In 2006, India had a surplus sugar stock to the tune of 60 lakh tonnes. At that time the international price of sugar was Rs.20,680 per tonne, while the domestic price was Rs.13,000 per tonne. So if export of sugar was allowed then, the country would have earned precious foreign exchange. But the government banned the export of sugar in 2006. It resulted in a net loss of Rs.4,608 crore in terms of export earnings. In 2007-08, when international prices crashed to Rs.13,000 per tonne, the country exported 68 lakh tonnes!
An ordinance issued by the Ministry of Consumer Affairs, Food and Public Distribution (Sugarcane (Control) Amendment Order, 2009, dated October 22, 2009 changed the pricing regime for sugarcane, which was dictated by the Sugarcane (Control) Order, 1966. According to the new order, the support price for sugarcane, now called the “fair and remunerative price” (FRP) instead of the earlier “statutory minimum price” (SMP), shall be fixed by the Central government under Clause 3 from time to time. It also specified that any other authority fixing a price for the crop above the FRP would have to bear the difference: “If any authority or State government fixes any price above the fair and remunerative price fixed by the Central government under Clause 3, such authority or State government shall pay the amount which it fixes above the fair and remunerative price as fixed by the Central government, to the grower of sugarcane or sugarcane cooperative society, as the case may be.”
The practice so far was for States such as Uttar Pradesh (the second largest sugarcane-producing State after Maharashtra), Tamil Nadu, Punjab and Haryana to declare State-advised prices (SAP) that mills were required to pay the farmers. This was usually higher than the SMP, which was announced by the Central government on the basis of the cost of cultivation estimated by the Commission for Agriculture Costs and Prices (CACP).
However, on November 19, under pressure from an unrelenting Opposition, the government announced that it would remove the clause shifting the pricing burden to the States. Finance Minister Pranab Mukherjee told an all-party meeting that the clause that required State governments to pay the difference between the prices they announced and the FRP would be dropped.
The October 22 ordinance was followed by a notification by the Ministry of Consumer Affairs, Food and Public Distribution, which stated: “The Government of India has fixed the fair and remunerative price (FRP) of sugarcane to be paid by the sugar mills for 2009-10 sugar season at Rs.129.84 per quintal linked to a basic recovery rate of 9.5 per cent subject to an additional payment of Rs.1.37 per quintal for every 0.1 percentage point increase in recovery above that level.”
According to figures compiled by the National Alliance of Farmers Association (NAFA), the input cost for one quintal of sugarcane is roughly Rs.233.52 now. The price announced by the government does not meet even remotely the input cost.

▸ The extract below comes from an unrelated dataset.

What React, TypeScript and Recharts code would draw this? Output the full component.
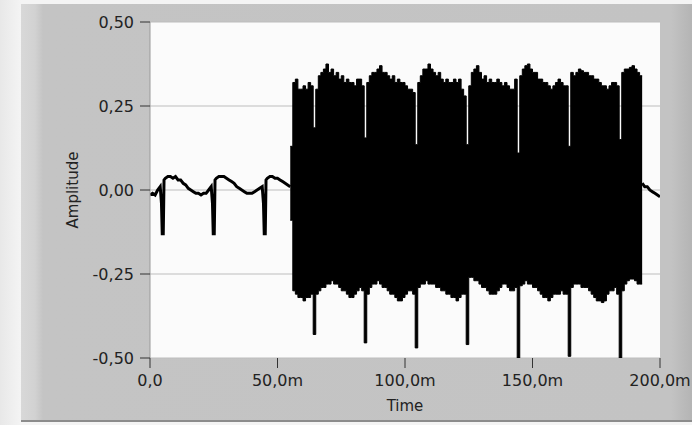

Instead of working out a solution to benefit both farmers and mill owners, the Central government has allowed free import of raw sugar so that the mills can go ahead with the production of sugar, apparently to meet the domestic demand. This has angered farmers even more, and recently some of them burnt a train carrying imported raw sugar to a sugar mill in Shamli, Uttar Pradesh.
In 2006, India had a surplus sugar stock to the tune of 60 lakh tonnes. At that time the international price of sugar was Rs.20,680 per tonne, while the domestic price was Rs.13,000 per tonne. So if export of sugar was allowed then, the country would have earned precious foreign exchange. But the government banned the export of sugar in 2006. It resulted in a net loss of Rs.4,608 crore in terms of export earnings. In 2007-08, when international prices crashed to Rs.13,000 per tonne, the country exported 68 lakh tonnes!
In 2007-08, it became evident that the net area under sugarcane production was falling. The country’s sugar consumption, according to official estimates, is 23 million tonnes, but this year production is likely to be 14.5-15 million tonnes only. The CACP warned the government in its report for 2008-2009 that unless it raised the SMP for sugarcane, the net area under the crop would continue to fall. The government paid no heed. The SMP for sugarcane in 2004 was Rs.79.25 a quintal, and in 2008-09 it was Rs.81.18 a quintal, despite the input cost having gone up substantially and despite a massive hike in the minimum support price of wheat and paddy.
The CACP, which submitted a supplementary report to the Agriculture Ministry on March 21, 2008, highlighting the anomalies in the pricing of sugarcane and other crops, stated: “The SMP of sugarcane would have to be raised to Rs.175 per quintal to restore the inter-crop parity.” In the same paragraph, the report explained how the increase in the support price for wheat and paddy was tilting the balance against sugarcane, the price for which had barely increased since 2004.